中国改革可以分为两个阶段,第一个阶段,或者说第一次改革,是中共11届3中全会启动的,生活水平上的目标是小康,体制目标是基础市场化,物质文明目标是工业、农业、科技和国防四个现代化。18届3中全会的召开,标志着第二次改革的启动,从浅水区改革,开始进入深水区改革,改革的经济体制目标是决定性市场化,国家体制目标,是第五个现代化,就是18届3中全会决议所写的“国家治理体系和治理能力的现代化”。

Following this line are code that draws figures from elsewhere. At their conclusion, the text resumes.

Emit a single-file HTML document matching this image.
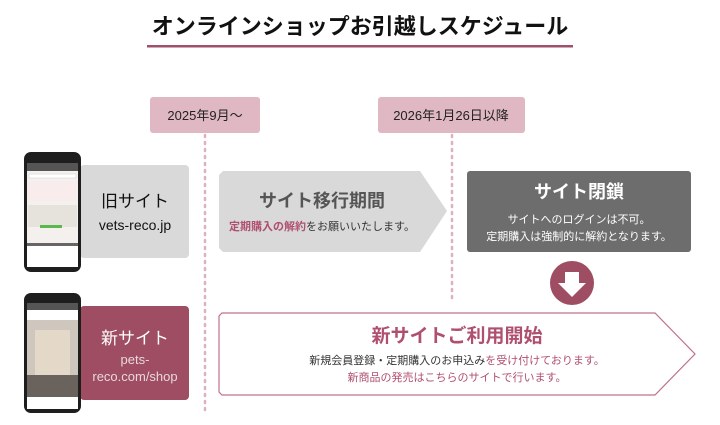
<!DOCTYPE html>
<html><head><meta charset="utf-8"><style>
body{margin:0;background:#fff;}
svg{display:block;font-family:"Liberation Sans","Noto Sans CJK JP",sans-serif;}
</style></head><body>
<svg width="720" height="425" viewBox="0 0 720 425">
<text x="360" y="34" text-anchor="middle" font-size="22" font-weight="bold" fill="#111">オンラインショップお引越しスケジュール</text>
<rect x="147" y="45" width="426" height="2.5" fill="#a0506a"/>
<rect x="150" y="97" width="110" height="36" rx="3" fill="#dfb8c3"/>
<text x="205" y="120" text-anchor="middle" font-size="13" fill="#222">2025年9月〜</text>
<rect x="378" y="97" width="147" height="36" rx="3" fill="#dfb8c3"/>
<text x="451" y="120" text-anchor="middle" font-size="13" fill="#222">2026年1月26日以降</text>
<line x1="205" y1="135" x2="205" y2="410" stroke="#dfb0bf" stroke-width="2.5" stroke-dasharray="2 5" stroke-linecap="round"/>
<line x1="452" y1="135" x2="452" y2="300" stroke="#dfb0bf" stroke-width="2.5" stroke-dasharray="2 5" stroke-linecap="round"/>
<!-- old site -->
<rect x="80" y="165" width="109" height="93" rx="4" fill="#d9d9d9"/>
<text x="135" y="207" text-anchor="middle" font-size="17" fill="#111">旧サイト</text>
<text x="135" y="230" text-anchor="middle" font-size="14" fill="#111">vets-reco.jp</text>
<rect x="24" y="152" width="57" height="120" rx="7" fill="#1e1e1e"/>
<rect x="27" y="163" width="51" height="104" fill="#f4f0ee"/>
<rect x="27" y="163" width="51" height="8" fill="#555"/>
<rect x="29" y="174" width="47" height="4" fill="#fff" stroke="#ccc" stroke-width=".5"/>
<rect x="28" y="181" width="49" height="20" fill="#f9ecec"/>
<rect x="28" y="205" width="49" height="22" fill="#e6e3dc"/>
<rect x="40" y="225" width="22" height="3" fill="#5bb84f"/>
<rect x="27" y="243" width="51" height="3" fill="#666"/>
<rect x="27" y="246" width="51" height="21" fill="#fff"/>
<!-- new site -->
<rect x="80" y="306" width="109" height="94" rx="4" fill="#9e4d62"/>
<text x="135" y="344" text-anchor="middle" font-size="17" fill="#fff">新サイト</text>
<text x="135" y="364" text-anchor="middle" font-size="13" fill="#e8d8dc">pets-</text>
<text x="135" y="381" text-anchor="middle" font-size="13" fill="#e8d8dc">reco.com/shop</text>
<rect x="24" y="293" width="57" height="120" rx="7" fill="#1e1e1e"/>
<rect x="27" y="303" width="51" height="106" fill="#fff"/>
<rect x="27" y="303" width="51" height="7" fill="#555"/>
<rect x="27" y="320" width="51" height="77" fill="#cfc6bd"/>
<rect x="35" y="330" width="35" height="45" fill="#e4d8c8"/>
<rect x="27" y="375" width="51" height="22" fill="#6a625c"/>
<!-- transition arrow -->
<polygon points="219,175 223,171 420,171 447,211 420,252 223,252 219,248" fill="#d9d9d9"/>
<text x="322" y="207" text-anchor="middle" font-size="18" font-weight="bold" fill="#555">サイト移行期間</text>
<text x="322" y="230" text-anchor="middle" font-size="11" fill="#333"><tspan fill="#b05070" font-weight="bold">定期購入の解約</tspan>をお願いいたします。</text>
<!-- closed -->
<rect x="467" y="171" width="224" height="81" rx="3" fill="#6d6d6d"/>
<text x="579" y="198" text-anchor="middle" font-size="18" font-weight="bold" fill="#fff">サイト閉鎖</text>
<text x="579" y="223" text-anchor="middle" font-size="11" fill="#fff">サイトへのログインは不可。</text>
<text x="579" y="240" text-anchor="middle" font-size="11" fill="#fff">定期購入は強制的に解約となります。</text>
<circle cx="572" cy="283" r="22" fill="#9e4d62"/>
<polygon points="565,272 579,272 579,283 586,283 572,297 558,283 565,283" fill="#fff"/>
<!-- new start -->
<polygon points="222,313 655,313 695,354 655,395 222,395 219,392 219,316" fill="#fff" stroke="#c07088" stroke-width="1.2"/>
<text x="457" y="342" text-anchor="middle" font-size="19" font-weight="bold" fill="#b05070">新サイトご利用開始</text>
<text x="457" y="364" text-anchor="middle" font-size="11" fill="#333">新規会員登録・定期購入のお申込み<tspan fill="#b05070">を受け付けております。</tspan></text>
<text x="457" y="381" text-anchor="middle" font-size="11" fill="#b05070">新商品の発売はこちらのサイトで行います。</text>
</svg>
</body></html>
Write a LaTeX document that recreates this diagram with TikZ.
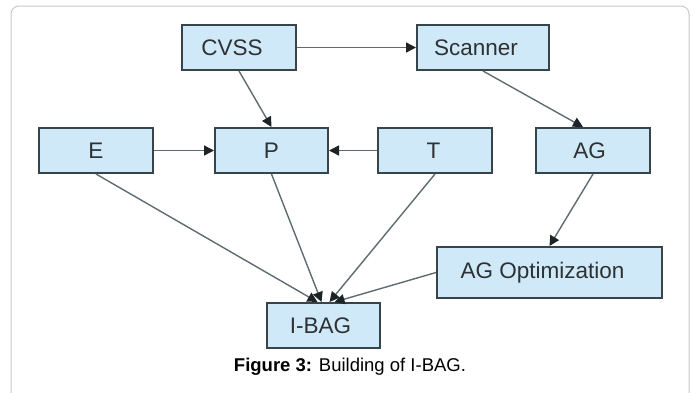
\documentclass[tikz,border=0pt]{standalone}
\usepackage{fontspec}
\setmainfont{Liberation Sans}
\usetikzlibrary{arrows.meta}
\definecolor{boxfill}{HTML}{CFE9F8}
\definecolor{boxline}{HTML}{37444A}
\definecolor{conn}{HTML}{5E6C72}
\definecolor{tip}{HTML}{1E2326}
\definecolor{frame}{HTML}{C8C8C8}
\definecolor{txt}{HTML}{2E3133}
\tikzset{
  blk/.style={draw=boxline, line width=2pt, fill=boxfill, inner sep=0pt, text=txt,
    font=\fontsize{22.5}{26}\selectfont},
  conn/.style={draw=conn, line width=1.4pt, -{Triangle[length=10pt,width=10pt,fill=tip,color=tip]}},
}
\begin{document}
\begin{tikzpicture}[x=1pt,y=-1pt]
\useasboundingbox (0,0) rectangle (696,392);
\clip (0,0) rectangle (696,392);
\draw[frame, line width=1pt, rounded corners=8pt] (11,6) rectangle (689,410);
\node[blk, minimum width=114pt, minimum height=45pt] (cvss) at (239,47.5) {\hspace*{-14pt}CVSS};
\node[blk, minimum width=132pt, minimum height=45pt] (scanner) at (483,47.5) {\hspace*{-14pt}Scanner};
\node[blk, minimum width=114pt, minimum height=45pt] (e) at (96,150.5) {E};
\node[blk, minimum width=113pt, minimum height=45pt] (p) at (271.5,150.5) {P};
\node[blk, minimum width=114pt, minimum height=45pt] (t) at (435,150.5) {\hspace*{-3pt}T};
\node[blk, minimum width=114pt, minimum height=45pt] (ag) at (593,150.5) {\hspace*{-7pt}AG};
\node[blk, minimum width=225pt, minimum height=51pt] (agopt) at (549.5,272.5) {\hspace*{-14pt}AG Optimization};
\node[blk, minimum width=113pt, minimum height=45pt] (ibag) at (323.5,325.5) {\hspace*{-6pt}I-BAG};
\node[font=\fontsize{18.5}{22}\selectfont, text=black] (cap) at (350,367) {\textbf{Figure 3:} Building of I-BAG.};
\draw[conn] (cvss.east) -- (scanner.west);
\draw[conn] (cvss.south) -- (p.north);
\draw[conn] (scanner.south) -- ([xshift=-10pt]ag.north);
\draw[conn] (e.east) -- (p.west);
\draw[conn] (t.west) -- (p.east);
\draw[conn] (ag.south) -- (agopt.north);
\draw[conn] (e.south) -- ([xshift=-6pt]ibag.north);
\draw[conn] (p.south) -- ([xshift=-2pt]ibag.north);
\draw[conn] (t.south) -- ([xshift=6pt]ibag.north);
\draw[conn] (agopt.west) -- ([xshift=11pt]ibag.north);
\end{tikzpicture}
\end{document}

改革进入深水区,会产生的新问题是:第一,手臂不够长,很难摸到水里的石头,这是指仅仅零散的感性经验,已经不能满足非经济体制的构造,需要必要的理性思考和顶层设计;第二,腿脚不够长,到了深水区,有没顶之灾的危险。这时候,就需要有延长手臂的工具,也需要延长腿脚的工具,才可能过河。
十八届三中全会为此提出了两套解决办法,一套是指导方针方面的,要把摸着石头过河与顶层设计结合起来。这就是说,摸着石头过河的精神本质要坚持,就是试验主义的改革思想,同时,也需要顶层设计,避免改革和改革者出现危险,避免损害国家安全和社会稳定,还要有改革路线图,避免头痛医头,脚痛医脚。
另一套是操作工具上的,要延长手,还要延长脚。中央改革领导小组是延长的手,国家安全委员会是延长的脚。这样一延长,中国试验主义改革,就从第一季升级到第二季。第一季是“摸石过河”,第二季是“撑船过河”。为什么叫撑船过河?延长的脚,实际不是脚,是船,水涨船高,无论水多么深,也不会被淹死。延长的手,实际不是手,是撑船的竹篙,有了它,不仅能探明行船的路线,还能给船提供动力。
撑船过河,最怕激流险滩,而当前中国社会的三股激流不能低估:第一是官民冲突愈演愈烈,主要是权力滥用和权力腐败正在让民众失去耐心;第二是土地冲突趋近于白热化,从中央到地方财政大鱼吃小鱼的情况未有根本缓解,政府一级吃一级,最小的政府(乡镇)吃土地,因强拆导致的政府与被强拆者之间的冲突达到战争状态;第三是执政党内部的最高权力更迭周期像痛经一样既提前又滞后,内部权力竞争的不规范,有撕裂社会的危险。
幸运的是,十八大新执政团队撑船过河的决心是坚定的,对三股激流的认识是深刻的,措施是得力的。
“莫听穿林打叶声,
何妨吟啸且徐行。
竹杖芒鞋轻胜马,谁怕?
一蓑烟雨任平生。”
但愿撑船过河的艄公们都有东坡先生这番豪情。